-- Given problem --
Each entry below should be echoed exactly, with pictures omitted.

** start of Given entries **

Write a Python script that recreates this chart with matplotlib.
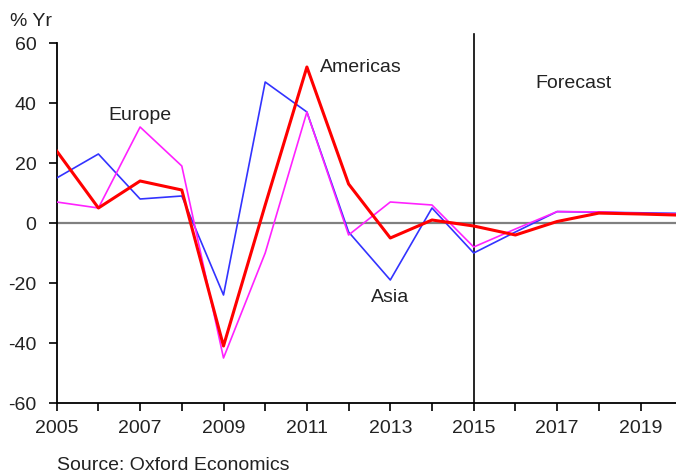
import numpy as np
import matplotlib.pyplot as plt

plt.rcParams['font.family'] = ['Liberation Sans', 'DejaVu Sans']
plt.rcParams['axes.unicode_minus'] = False

years = np.arange(2005, 2021)
americas = [24, 5, 14, 11, -41, 6, 52, 13, -5, 1, -1, -4, 0.5, 3.3, 3, 2.6]
asia = [15, 23, 8, 9, -24, 47, 37, -3, -19, 5, -10, -3, 3.8, 3.6, 3.4, 3.2]
europe = [7, 5, 32, 19, -45, -10, 37, -4, 7, 6, -8, -2, 3.8, 3.7, 3.2, 3.0]

xticks = np.arange(2005, 2021)
xlabels = [str(y) if (y - 2005) % 2 == 0 else "" for y in xticks]
yticks = [-60, -40, -20, 0, 20, 40, 60]

fig = plt.figure(figsize=(6.76, 4.72), dpi=100)
ax = fig.add_axes([56.7 / 676, 69 / 472, 625.5 / 676, 360 / 472])

# zero line and forecast divider
ax.axhline(0, color='#808080', lw=1.6, zorder=1)
ax.plot([2015, 2015], [-60, 63], color='black', lw=1.2, clip_on=False, zorder=2)

ax.plot(years, asia, color='#3333ff', lw=1.2, zorder=3)
ax.plot(years, europe, color='#ff22ff', lw=1.2, zorder=3)
ax.plot(years, americas, color='#ff0000', lw=2.2, zorder=4)

ax.set_xlim(2005, 2020)
ax.set_ylim(-60, 60)
ax.set_xticks(xticks)
ax.set_xticklabels(xlabels)
ax.set_yticks(yticks)
ax.tick_params(axis='both', direction='out', length=5.5, width=1.2,
               labelsize=14, colors='black', labelcolor='#222222')
ax.tick_params(axis='x', pad=7)
ax.tick_params(axis='y', pad=9)

for s in ['top', 'right']:
    ax.spines[s].set_visible(False)
for s in ['left', 'bottom']:
    ax.spines[s].set_linewidth(1.3)

ax.text(2012.3, 52, "Americas", fontsize=14, color='#222222', ha='center', va='center')
ax.text(2007.0, 36, "Europe", fontsize=14, color='#222222', ha='center', va='center')
ax.text(2013.0, -25, "Asia", fontsize=14, color='#222222', ha='center', va='center')
ax.text(2017.4, 46.5, "Forecast", fontsize=14, color='#222222', ha='center', va='center')

fig.text(10 / 676, 1 - 21 / 472, "% Yr", fontsize=14, color='#222222', va='center')
fig.text(57 / 676, 1 - 465 / 472, "Source: Oxford Economics", fontsize=14,
         color='#222222', va='center')

fig.savefig("out.png", dpi=100)
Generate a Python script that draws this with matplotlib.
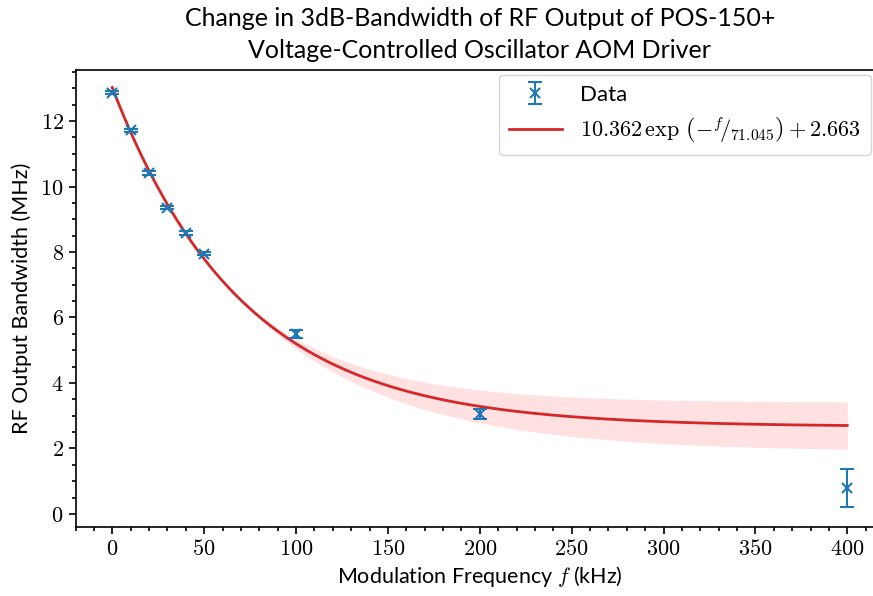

** end of Given entries **

-- Reply to the exercise --
Write a Python script that recreates this chart with matplotlib.
import numpy as np
import matplotlib.pyplot as plt

plt.rcParams['font.family'] = ['Liberation Sans', 'DejaVu Sans']
plt.rcParams['axes.unicode_minus'] = False

years = np.arange(2005, 2021)
americas = [24, 5, 14, 11, -41, 6, 52, 13, -5, 1, -1, -4, 0.5, 3.3, 3, 2.6]
asia = [15, 23, 8, 9, -24, 47, 37, -3, -19, 5, -10, -3, 3.8, 3.6, 3.4, 3.2]
europe = [7, 5, 32, 19, -45, -10, 37, -4, 7, 6, -8, -2, 3.8, 3.7, 3.2, 3.0]

xticks = np.arange(2005, 2021)
xlabels = [str(y) if (y - 2005) % 2 == 0 else "" for y in xticks]
yticks = [-60, -40, -20, 0, 20, 40, 60]

fig = plt.figure(figsize=(6.76, 4.72), dpi=100)
ax = fig.add_axes([56.7 / 676, 69 / 472, 625.5 / 676, 360 / 472])

# zero line and forecast divider
ax.axhline(0, color='#808080', lw=1.6, zorder=1)
ax.plot([2015, 2015], [-60, 63], color='black', lw=1.2, clip_on=False, zorder=2)

ax.plot(years, asia, color='#3333ff', lw=1.2, zorder=3)
ax.plot(years, europe, color='#ff22ff', lw=1.2, zorder=3)
ax.plot(years, americas, color='#ff0000', lw=2.2, zorder=4)

ax.set_xlim(2005, 2020)
ax.set_ylim(-60, 60)
ax.set_xticks(xticks)
ax.set_xticklabels(xlabels)
ax.set_yticks(yticks)
ax.tick_params(axis='both', direction='out', length=5.5, width=1.2,
               labelsize=14, colors='black', labelcolor='#222222')
ax.tick_params(axis='x', pad=7)
ax.tick_params(axis='y', pad=9)

for s in ['top', 'right']:
    ax.spines[s].set_visible(False)
for s in ['left', 'bottom']:
    ax.spines[s].set_linewidth(1.3)

ax.text(2012.3, 52, "Americas", fontsize=14, color='#222222', ha='center', va='center')
ax.text(2007.0, 36, "Europe", fontsize=14, color='#222222', ha='center', va='center')
ax.text(2013.0, -25, "Asia", fontsize=14, color='#222222', ha='center', va='center')
ax.text(2017.4, 46.5, "Forecast", fontsize=14, color='#222222', ha='center', va='center')

fig.text(10 / 676, 1 - 21 / 472, "% Yr", fontsize=14, color='#222222', va='center')
fig.text(57 / 676, 1 - 465 / 472, "Source: Oxford Economics", fontsize=14,
         color='#222222', va='center')

fig.savefig("out.png", dpi=100)
Generate a Python script that draws this with matplotlib.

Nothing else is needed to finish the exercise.